> _GIVEN INSTRUCTION_: Show all lines that include the string "this"; copy each one.

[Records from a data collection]
────────────────
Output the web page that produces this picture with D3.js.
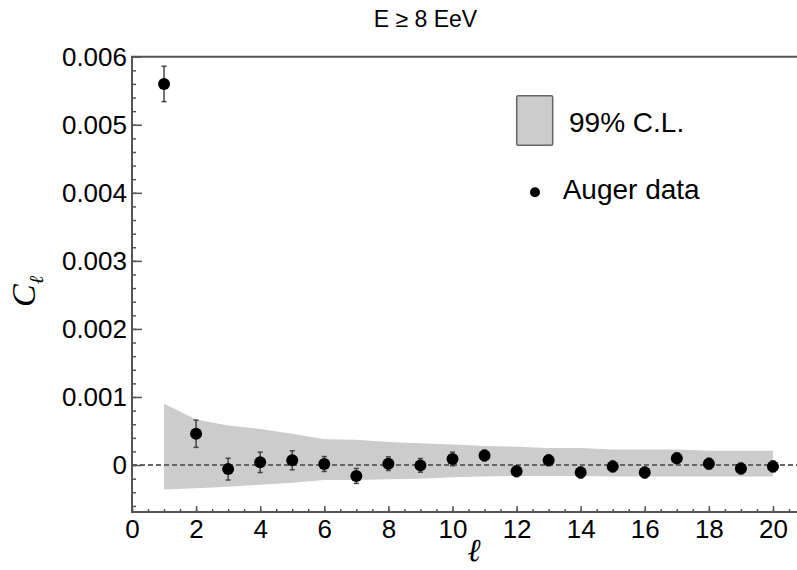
<!DOCTYPE html>
<html>
<head>
<meta charset="utf-8">
<script src="https://cdn.jsdelivr.net/npm/d3@7"></script>
<style>
  html, body { margin: 0; padding: 0; background: #fff; }
  svg { display: block; font-family: "Liberation Sans", Arial, Helvetica, sans-serif; }
</style>
</head>
<body>
<svg id="chart" width="797" height="570"></svg>
<script>
// ---- data ----
const ells = [1,2,3,4,5,6,7,8,9,10,11,12,13,14,15,16,17,18,19,20];
const cl = [0.00560,0.000460,-0.000060,0.000040,0.000070,0.000015,-0.000160,0.000020,-0.000005,0.000090,
            0.000140,-0.000090,0.000070,-0.000110,-0.000020,-0.000110,0.000100,0.000020,-0.000050,-0.000020];
const clErr = [0.00026,0.00020,0.00016,0.00015,0.00014,0.00011,0.00011,0.00010,0.00010,0.00010,
               0.00008,0.00008,0.00008,0.00008,0.00008,0.00008,0.00008,0.00008,0.00008,0.00008];
const bandUpper = [0.00090,0.00067,0.00058,0.00053,0.00046,0.00038,0.00037,0.00034,0.00032,0.00030,
                   0.00028,0.00027,0.00025,0.00025,0.00023,0.00023,0.00023,0.00021,0.00021,0.00021];
const bandLower = [-0.00036,-0.00034,-0.00032,-0.00029,-0.00026,-0.00022,-0.00022,-0.00021,-0.00020,-0.00018,
                   -0.00017,-0.00016,-0.00016,-0.00016,-0.00017,-0.00017,-0.00017,-0.00017,-0.00017,-0.00017];
const xTicks = [0,2,4,6,8,10,12,14,16,18,20];
const yTicks = [0,0.001,0.002,0.003,0.004,0.005,0.006];
const yTickLabels = ["0","0.001","0.002","0.003","0.004","0.005","0.006"];
const titleText = "E \u2265 8 EeV";
const legendLabels = ["99% C.L.", "Auger data"];

// ---- scales ----
const svg = d3.select("#chart");
const pLeft = 132, pRight = 797, pTop = 56.7, pBottom = 512;
const x = d3.scaleLinear().domain([0, 20.75]).range([pLeft, pRight]);
const y = d3.scaleLinear().domain([-0.00069, 0.006]).range([pBottom, pTop]);
const frameColor = "#555";

// band
const bandData = ells.map((l, i) => ({l, lo: bandLower[i], hi: bandUpper[i]}));
svg.append("path")
  .datum(bandData)
  .attr("d", d3.area().x(d => x(d.l)).y0(d => y(d.lo)).y1(d => y(d.hi)))
  .attr("fill", "#cccccc");

// zero dashed line
svg.append("line")
  .attr("x1", x(0)).attr("x2", pRight)
  .attr("y1", y(0)).attr("y2", y(0))
  .attr("stroke", "#666").attr("stroke-width", 2)
  .attr("stroke-dasharray", "5,3");

// axes: minor ticks
const xMinor = d3.range(0, 20.75, 0.5);
svg.append("g").attr("transform", `translate(0,${pBottom})`)
  .call(d3.axisBottom(x).tickValues(xMinor).tickSizeInner(-3).tickSizeOuter(0).tickFormat(""))
  .call(g => g.select(".domain").remove())
  .call(g => g.selectAll("line").attr("stroke", frameColor).attr("stroke-width", 1.5));
const yMinor = d3.range(-0.0006, 0.00601, 0.0002);
svg.append("g").attr("transform", `translate(${pLeft},0)`)
  .call(d3.axisLeft(y).tickValues(yMinor).tickSizeInner(-4).tickSizeOuter(0).tickFormat(""))
  .call(g => g.select(".domain").remove())
  .call(g => g.selectAll("line").attr("stroke", frameColor).attr("stroke-width", 1.5));

// major
svg.append("g").attr("transform", `translate(0,${pBottom})`)
  .call(d3.axisBottom(x).tickValues(xTicks).tickSizeInner(-6).tickSizeOuter(0).tickPadding(8).tickFormat(d3.format("d")))
  .call(g => g.select(".domain").remove())
  .call(g => g.selectAll("line").attr("stroke", frameColor).attr("stroke-width", 1.5))
  .call(g => g.selectAll("text").attr("font-size", 26).attr("fill", "#000")
            .attr("font-family", "Liberation Sans, Arial, sans-serif"));
svg.append("g").attr("transform", `translate(${pLeft},0)`)
  .call(d3.axisLeft(y).tickValues(yTicks).tickSizeInner(-10).tickSizeOuter(0).tickPadding(5)
        .tickFormat((d, i) => yTickLabels[i]))
  .call(g => g.select(".domain").remove())
  .call(g => g.selectAll("line").attr("stroke", frameColor).attr("stroke-width", 1.5))
  .call(g => g.selectAll("text").attr("font-size", 26).attr("fill", "#000")
            .attr("font-family", "Liberation Sans, Arial, sans-serif"));

// frame
svg.append("path")
  .attr("d", `M${pRight},${pTop}H${pLeft}V${pBottom}H${pRight}`)
  .attr("fill", "none").attr("stroke", frameColor).attr("stroke-width", 2);

// error bars
const eb = svg.append("g").attr("stroke", "#444").attr("stroke-width", 1.5);
ells.forEach((l, i) => {
  const cx = x(l), y1 = y(cl[i] + clErr[i]), y2 = y(cl[i] - clErr[i]);
  eb.append("line").attr("x1", cx).attr("x2", cx).attr("y1", y1).attr("y2", y2);
  eb.append("line").attr("x1", cx - 2.5).attr("x2", cx + 2.5).attr("y1", y1).attr("y2", y1);
  eb.append("line").attr("x1", cx - 2.5).attr("x2", cx + 2.5).attr("y1", y2).attr("y2", y2);
});

// points
svg.append("g").selectAll("circle").data(ells).join("circle")
  .attr("cx", d => x(d)).attr("cy", (d, i) => y(cl[i])).attr("r", 6).attr("fill", "#000");

// title
svg.append("text").attr("x", 425.5).attr("y", 27).attr("text-anchor", "middle")
  .attr("font-size", 23).text(titleText);

// legend
svg.append("rect").attr("x", 516.7).attr("y", 95.7).attr("width", 36).attr("height", 49.6)
  .attr("rx", 1.5).attr("fill", "#cccccc").attr("stroke", "#666").attr("stroke-width", 1.5);
svg.append("text").attr("x", 569).attr("y", 131.7).attr("font-size", 28).text(legendLabels[0]);
svg.append("circle").attr("cx", 535).attr("cy", 192.3).attr("r", 5).attr("fill", "#000");
svg.append("text").attr("x", 562.7).attr("y", 199.3).attr("font-size", 28).text(legendLabels[1]);

// axis labels
const yl = svg.append("text").attr("transform", "translate(35,307) rotate(-90)")
  .attr("font-family", "Liberation Serif, Times New Roman, serif").attr("font-style", "italic");
yl.append("tspan").attr("font-size", 34).text("C");
yl.append("tspan").attr("font-size", 20).attr("dy", 8).text("\u2113");

svg.append("text").attr("x", 474).attr("y", 561).attr("text-anchor", "middle")
  .attr("font-family", "Liberation Serif, Times New Roman, serif").attr("font-style", "italic")
  .attr("font-size", 32).text("\u2113");
</script>
</body>
</html>
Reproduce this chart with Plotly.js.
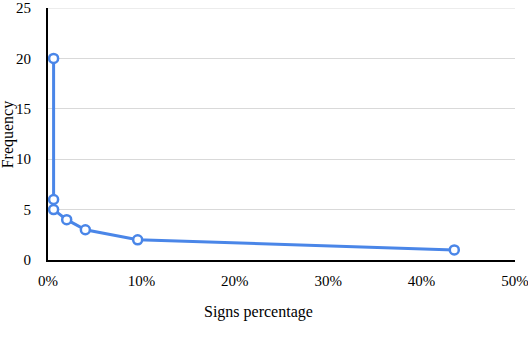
<!DOCTYPE html>
<html>
<head>
<meta charset="utf-8">
<script src="https://cdn.plot.ly/plotly-3.0.1.min.js"></script>
<style>
  html, body { margin: 0; padding: 0; background: #fff; }
  #plotArea { width: 528px; height: 352px; }
</style>
</head>
<body>
<div id="plotArea"></div>
<script>
// signs percentage (x, in %) against frequency (y)
var signsPct = [0.6, 0.6, 0.6, 2.0, 4.0, 9.6, 43.5];
var frequency = [20, 6, 5, 4, 3, 2, 1];

var xTicks = [0, 10, 20, 30, 40, 50];
var xTickText = ["0%", "10%", "20%", "30%", "40%", "50%"];
var yTicks = [0, 5, 10, 15, 20, 25];

var xTitle = "Signs percentage";
var yTitle = "Frequency";

var serif = "'Liberation Serif', 'Times New Roman', serif";

var trace = {
  x: signsPct,
  y: frequency,
  type: "scatter",
  mode: "lines+markers",
  line: {color: "#4a86e8", width: 3},
  marker: {
    symbol: "circle",
    size: 9,
    color: "#ffffff",
    line: {color: "#4a86e8", width: 2.5}
  },
  cliponaxis: false,
  hoverinfo: "skip"
};

var layout = {
  width: 528,
  height: 352,
  margin: {l: 48, r: 13, t: 8, b: 92},
  paper_bgcolor: "#ffffff",
  plot_bgcolor: "#ffffff",
  showlegend: false,
  font: {family: serif, size: 15, color: "#000"},
  xaxis: {
    range: [0, 50],
    tickvals: xTicks,
    ticktext: xTickText,
    tickfont: {family: serif, size: 15, color: "#000"},
    ticklabeloverflow: "allow",
    showgrid: false,
    zeroline: false,
    showline: true,
    linecolor: "#000",
    linewidth: 2,
    ticks: "outside",
    ticklen: 6,
    tickcolor: "rgba(0,0,0,0)",
    automargin: false
  },
  yaxis: {
    range: [0, 25],
    tickvals: yTicks,
    tickfont: {family: serif, size: 15, color: "#000"},
    ticklabeloverflow: "allow",
    showgrid: true,
    gridcolor: "#d9d9d9",
    gridwidth: 1,
    zeroline: false,
    showline: true,
    linecolor: "#000",
    linewidth: 2,
    ticks: "outside",
    ticklen: 12,
    tickcolor: "rgba(0,0,0,0)",
    automargin: false
  },
  shapes: [
    // top grid line at 25 (Plotly skips the grid at the range edge)
    {type: "line", xref: "paper", yref: "y", x0: 0, x1: 1, y0: 25, y1: 25,
     line: {color: "#d9d9d9", width: 1}, layer: "below"}
  ],
  annotations: [
    {
      text: xTitle,
      xref: "paper", yref: "paper",
      x: 0.45, y: -0.205,
      xanchor: "center", yanchor: "middle",
      showarrow: false,
      font: {family: serif, size: 16}
    },
    {
      text: yTitle,
      xref: "paper", yref: "paper",
      x: -0.085, y: 0.5,
      xanchor: "center", yanchor: "middle",
      textangle: -90,
      showarrow: false,
      font: {family: serif, size: 16}
    }
  ]
};

Plotly.newPlot("plotArea", [trace], layout, {displayModeBar: false, staticPlot: true});
</script>
</body>
</html>
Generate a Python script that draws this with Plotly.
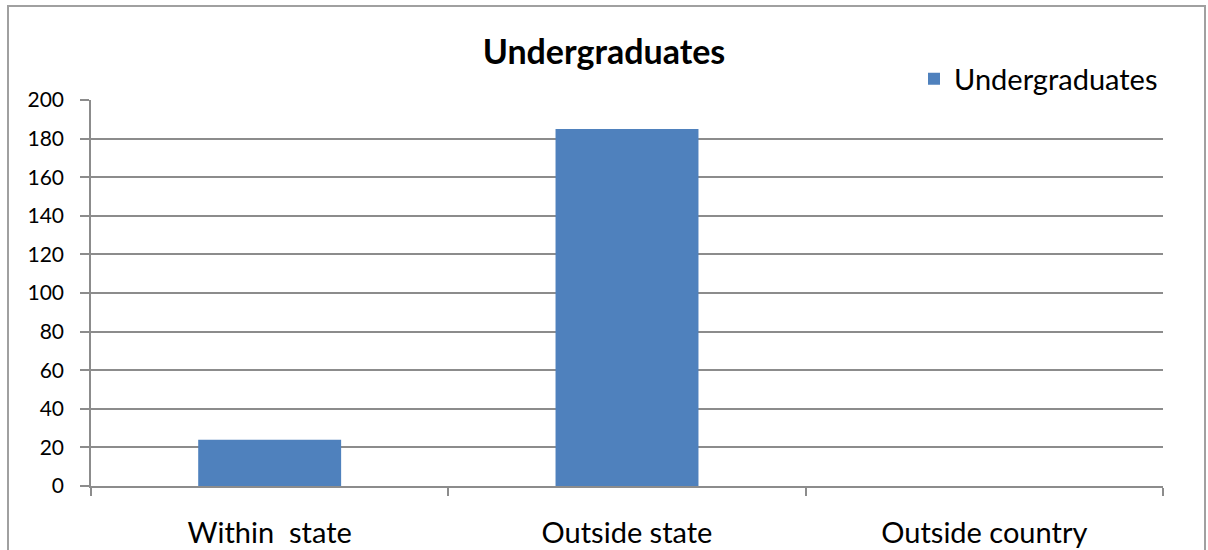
────────────────
> _WRITTEN ANSWER_:
Output the web page that produces this picture with D3.js.
Reproduce this chart with Plotly.js.
Generate a Python script that draws this with Plotly.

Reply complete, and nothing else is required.